### THE TASK
From the material below, list every line containing "this".

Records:
==*==

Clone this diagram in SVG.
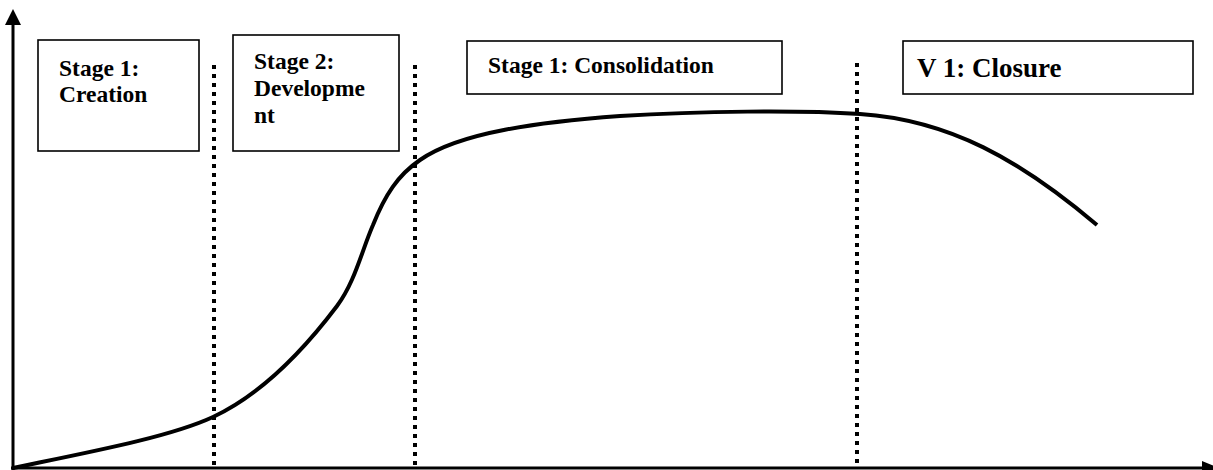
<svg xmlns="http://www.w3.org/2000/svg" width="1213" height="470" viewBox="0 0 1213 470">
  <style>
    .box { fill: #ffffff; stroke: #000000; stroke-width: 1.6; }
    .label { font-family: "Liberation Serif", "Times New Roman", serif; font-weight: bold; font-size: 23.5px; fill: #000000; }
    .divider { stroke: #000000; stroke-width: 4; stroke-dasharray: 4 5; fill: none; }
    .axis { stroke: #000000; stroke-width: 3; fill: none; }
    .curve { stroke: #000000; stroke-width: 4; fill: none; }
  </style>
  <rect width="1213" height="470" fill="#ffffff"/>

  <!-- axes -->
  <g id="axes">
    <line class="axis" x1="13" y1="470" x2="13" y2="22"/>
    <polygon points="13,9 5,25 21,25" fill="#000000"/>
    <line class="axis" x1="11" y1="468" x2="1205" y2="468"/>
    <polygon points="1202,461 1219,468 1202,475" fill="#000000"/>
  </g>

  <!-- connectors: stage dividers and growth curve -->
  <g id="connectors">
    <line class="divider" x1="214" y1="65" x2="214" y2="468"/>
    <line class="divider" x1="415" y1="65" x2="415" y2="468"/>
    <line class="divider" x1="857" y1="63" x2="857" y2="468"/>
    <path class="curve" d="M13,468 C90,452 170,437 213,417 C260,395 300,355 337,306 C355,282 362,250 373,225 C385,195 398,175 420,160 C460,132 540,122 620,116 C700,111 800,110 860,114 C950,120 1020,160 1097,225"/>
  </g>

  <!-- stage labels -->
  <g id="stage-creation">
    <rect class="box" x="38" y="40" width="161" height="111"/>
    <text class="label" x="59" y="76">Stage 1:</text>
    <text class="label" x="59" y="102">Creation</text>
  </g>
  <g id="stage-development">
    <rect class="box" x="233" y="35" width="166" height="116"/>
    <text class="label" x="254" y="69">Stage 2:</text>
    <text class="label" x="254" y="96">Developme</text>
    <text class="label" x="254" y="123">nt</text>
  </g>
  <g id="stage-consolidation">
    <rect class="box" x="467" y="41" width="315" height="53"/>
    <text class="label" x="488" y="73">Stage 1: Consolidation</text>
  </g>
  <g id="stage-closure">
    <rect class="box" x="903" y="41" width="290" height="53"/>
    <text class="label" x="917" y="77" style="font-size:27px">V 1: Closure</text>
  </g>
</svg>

==*==

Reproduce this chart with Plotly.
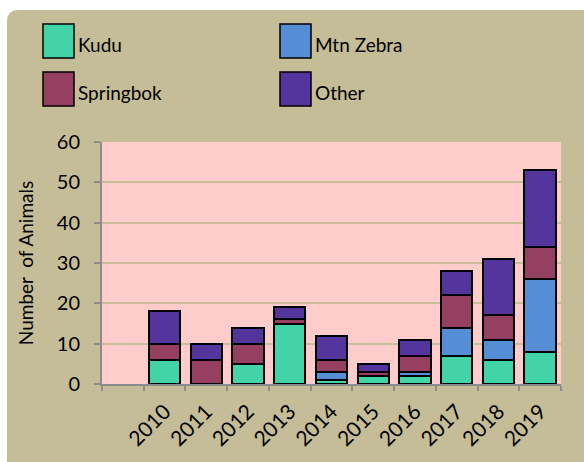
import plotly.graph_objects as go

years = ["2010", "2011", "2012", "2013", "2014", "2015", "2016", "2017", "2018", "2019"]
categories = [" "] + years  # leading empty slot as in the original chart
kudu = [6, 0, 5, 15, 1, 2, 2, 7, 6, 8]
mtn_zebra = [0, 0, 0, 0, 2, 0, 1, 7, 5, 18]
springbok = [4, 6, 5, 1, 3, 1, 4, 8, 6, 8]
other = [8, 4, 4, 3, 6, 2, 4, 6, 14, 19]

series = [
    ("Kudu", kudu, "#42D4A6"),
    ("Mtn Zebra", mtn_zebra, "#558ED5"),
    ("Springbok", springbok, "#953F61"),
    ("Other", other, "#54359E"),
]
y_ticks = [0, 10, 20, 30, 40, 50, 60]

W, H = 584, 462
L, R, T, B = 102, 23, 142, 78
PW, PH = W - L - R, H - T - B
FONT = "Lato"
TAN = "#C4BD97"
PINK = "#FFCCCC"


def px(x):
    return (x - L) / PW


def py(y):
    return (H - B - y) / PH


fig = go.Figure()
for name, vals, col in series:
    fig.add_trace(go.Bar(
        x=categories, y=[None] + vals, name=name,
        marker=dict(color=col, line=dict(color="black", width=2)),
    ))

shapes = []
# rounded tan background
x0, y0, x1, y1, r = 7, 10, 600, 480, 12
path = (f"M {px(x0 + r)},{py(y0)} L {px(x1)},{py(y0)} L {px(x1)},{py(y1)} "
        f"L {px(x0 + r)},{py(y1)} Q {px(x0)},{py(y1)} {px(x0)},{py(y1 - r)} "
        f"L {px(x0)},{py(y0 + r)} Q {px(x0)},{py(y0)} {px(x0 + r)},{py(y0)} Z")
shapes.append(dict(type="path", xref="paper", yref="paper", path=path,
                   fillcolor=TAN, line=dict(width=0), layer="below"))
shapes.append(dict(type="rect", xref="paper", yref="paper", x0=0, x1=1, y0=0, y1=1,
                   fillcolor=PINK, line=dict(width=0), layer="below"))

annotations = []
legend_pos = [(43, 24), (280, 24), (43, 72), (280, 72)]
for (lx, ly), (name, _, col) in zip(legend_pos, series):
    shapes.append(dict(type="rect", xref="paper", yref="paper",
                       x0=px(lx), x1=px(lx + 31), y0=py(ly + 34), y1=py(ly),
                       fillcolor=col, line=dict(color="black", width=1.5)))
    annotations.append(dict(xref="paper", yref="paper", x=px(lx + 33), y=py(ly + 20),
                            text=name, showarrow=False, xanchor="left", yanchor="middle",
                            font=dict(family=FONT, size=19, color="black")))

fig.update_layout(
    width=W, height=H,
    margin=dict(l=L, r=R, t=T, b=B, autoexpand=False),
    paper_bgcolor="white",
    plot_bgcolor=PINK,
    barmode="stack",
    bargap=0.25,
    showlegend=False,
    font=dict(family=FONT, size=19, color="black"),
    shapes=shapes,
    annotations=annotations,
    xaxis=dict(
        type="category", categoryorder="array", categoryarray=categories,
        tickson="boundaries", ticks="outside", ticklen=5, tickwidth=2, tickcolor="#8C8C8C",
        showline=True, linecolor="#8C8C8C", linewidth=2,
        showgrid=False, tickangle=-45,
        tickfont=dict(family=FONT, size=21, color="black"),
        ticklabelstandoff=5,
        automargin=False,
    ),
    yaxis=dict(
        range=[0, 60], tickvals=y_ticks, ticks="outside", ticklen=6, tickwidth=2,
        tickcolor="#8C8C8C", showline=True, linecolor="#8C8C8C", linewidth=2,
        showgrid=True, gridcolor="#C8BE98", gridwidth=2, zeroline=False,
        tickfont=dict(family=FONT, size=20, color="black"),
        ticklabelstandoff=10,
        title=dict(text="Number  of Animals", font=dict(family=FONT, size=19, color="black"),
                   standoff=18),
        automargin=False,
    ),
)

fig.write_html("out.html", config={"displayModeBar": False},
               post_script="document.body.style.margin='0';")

==*==

### EXERCISE SOLUTION
Clone this diagram in SVG.
Reproduce this chart with Plotly.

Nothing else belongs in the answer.